Point épineux par excellence lors du débauchage d’un salarié, l’existence dans son contrat de travail d’une clause de non-concurrence ne doit pas nécessairement conduire au forfait. Là encore, un certain nombre de bonnes pratiques sont à adopter.
*S’assurer que le salarié cible n’est pas lié par une telle clause.
Il faut demander au salarié que l’on cible si son contrat de travail comporte une clause de non-concurrence. Et éventuellement, lui demander un certificat de travail qui mentionne l’existence ou non d’une clause de non-concurrence dans son contrat. Le certificat de travail ne comporte pas cette information, mais il est possible de la faire ajouter. En procédant ainsi, on pourra moins reprocher sa négligence au nouvel employeur.

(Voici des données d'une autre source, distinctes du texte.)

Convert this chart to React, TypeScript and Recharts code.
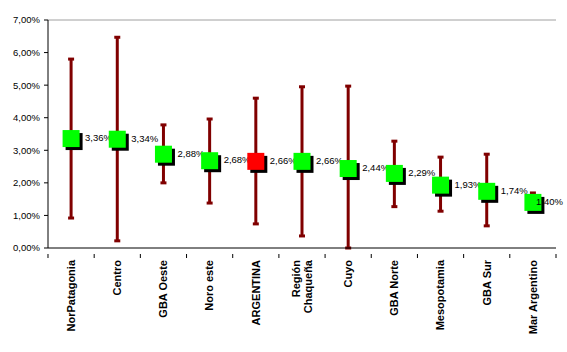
import React from "react";
import {
  ComposedChart,
  Line,
  ErrorBar,
  XAxis,
  YAxis,
  ReferenceLine,
} from "recharts";

const regions = [
  "NorPatagonia",
  "Centro",
  "GBA Oeste",
  "Noro este",
  "ARGENTINA",
  "Región Chaqueña",
  "Cuyo",
  "GBA Norte",
  "Mesopotamia",
  "GBA Sur",
  "Mar Argentino",
];

// tasa puntual (%)
const rates = [3.36, 3.34, 2.88, 2.68, 2.66, 2.66, 2.44, 2.29, 1.93, 1.74, 1.4];
// limites del intervalo (%)
const lows = [0.92, 0.22, 2.0, 1.38, 0.74, 0.37, 0.0, 1.27, 1.13, 0.68, 1.2];
const highs = [5.8, 6.47, 3.78, 3.96, 4.6, 4.95, 4.97, 3.28, 2.79, 2.88, 1.69];

const yTicks = [0, 1, 2, 3, 4, 5, 6, 7];

const data = regions.map((name, i) => ({
  name,
  value: rates[i],
  err: [rates[i] - lows[i], highs[i] - rates[i]],
}));

const fmt = (v: number) => v.toFixed(2).replace(".", ",") + "%";

const font = "Arial, 'Liberation Sans', sans-serif";

const Marker = (props: any) => {
  const { cx, cy, payload } = props;
  if (cx == null || cy == null) return null;
  const s = 17;
  const fill = payload.name === "ARGENTINA" ? "#ff0000" : "#00ff00";
  const lx = Math.min(cx + 14, 536);
  return (
    <g>
      <rect x={cx - s / 2 + 3} y={cy - s / 2 + 3} width={s} height={s} fill="#000" />
      <rect x={cx - s / 2} y={cy - s / 2} width={s} height={s} fill={fill} />
      <text
        x={lx}
        y={cy - 1}
        dominantBaseline="central"
        fontSize={9.5}
        fontFamily={font}
        fill="#000"
      >
        {fmt(payload.value)}
      </text>
    </g>
  );
};

const RegionTick = (props: any) => {
  const { x, y, payload } = props;
  const half = 46.2 / 2;
  const words = payload.value === "Región Chaqueña" ? ["Región", "Chaqueña"] : [payload.value];
  return (
    <g>
      <line x1={x - half} y1={y - 8} x2={x - half} y2={y - 4} stroke="#000" />
      {payload.index === regions.length - 1 && (
        <line x1={x + half} y1={y - 8} x2={x + half} y2={y - 4} stroke="#000" />
      )}
      <text
        transform={`translate(${x},${y - 2}) rotate(-90)`}
        textAnchor="end"
        fontSize={11}
        fontWeight="bold"
        fontFamily={font}
        fill="#000"
      >
        {words.length === 1 ? (
          <tspan x={0} dy="0.35em">{words[0]}</tspan>
        ) : (
          <>
            <tspan x={0} dy="-0.2em">{words[0]}</tspan>
            <tspan x={0} dy="1.1em">{words[1]}</tspan>
          </>
        )}
      </text>
    </g>
  );
};

export default function App() {
  return (
    <div style={{ position: "absolute", left: 0, top: 0, background: "#fff" }}>
      <ComposedChart
        width={567}
        height={352}
        data={data}
        margin={{ top: 20, right: 11, left: 0, bottom: 0 }}
      >
        <XAxis
          dataKey="name"
          scale="band"
          interval={0}
          height={104}
          axisLine={{ stroke: "#000" }}
          tickLine={false}
          tick={<RegionTick />}
          tickMargin={8}
        />
        <YAxis
          domain={[0, 7]}
          ticks={yTicks}
          width={48}
          axisLine={{ stroke: "#000" }}
          tickLine={{ stroke: "#000" }}
          tickSize={4}
          tickMargin={4}
          tickFormatter={fmt}
          tick={{ fontSize: 9.5, fill: "#000", fontFamily: font }}
        />
        <YAxis
          yAxisId="border"
          orientation="right"
          width={0}
          tick={false}
          tickLine={false}
          axisLine={{ stroke: "#a0a0a0" }}
        />
        <ReferenceLine y={7} stroke="#a0a0a0" />
        <Line
          dataKey="value"
          stroke="none"
          isAnimationActive={false}
          dot={<Marker />}
          activeDot={false}
        >
          <ErrorBar
            dataKey="err"
            direction="y"
            width={3}
            stroke="#800000"
            strokeWidth={3}
            isAnimationActive={false}
          />
        </Line>
      </ComposedChart>
    </div>
  );
}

Cependant, s’il embauche un salarié sans être au courant que celui-ci est lié à son ancienne entreprise par une clause de non-concurrence, l’employeur se trouve tout de même dans une situation à risque. « Il aura alors tout intérêt, dès qu’il s’en rendra compte, à licencier le salarié qui lui a menti », conseille un praticien du Droit.
*Essayer de lever cette clause
Enfin, le salarié peut tout à fait demander à son employeur de lever cette clause. Les entreprises se connaissent et peuvent décider de se rendre ce service. C’est d’autant plus vrai lorsque la clause en question est mal rédigée ou plus tout à fait dans les règles actuelles.
En effet, les conditions de validité des clauses de non-concurrence sont de plus en plus exigeantes. Celle-ci doit être indispensable à la protection des intérêts légitimes de l’entreprise, être limitée dans le temps et dans l’espace et prévoir une contrepartie financière non dérisoire au profit du salarié, payée après rupture du contrat de travail. Si l’une de ces exigences n’est pas respectée, la clause n’est pas valable.
En revanche, si la clause est bien définie et conforme aux pratiques, bref si elle est valide et difficile à attaquer, il y a de fortes chances pour qu’on s’arrête là.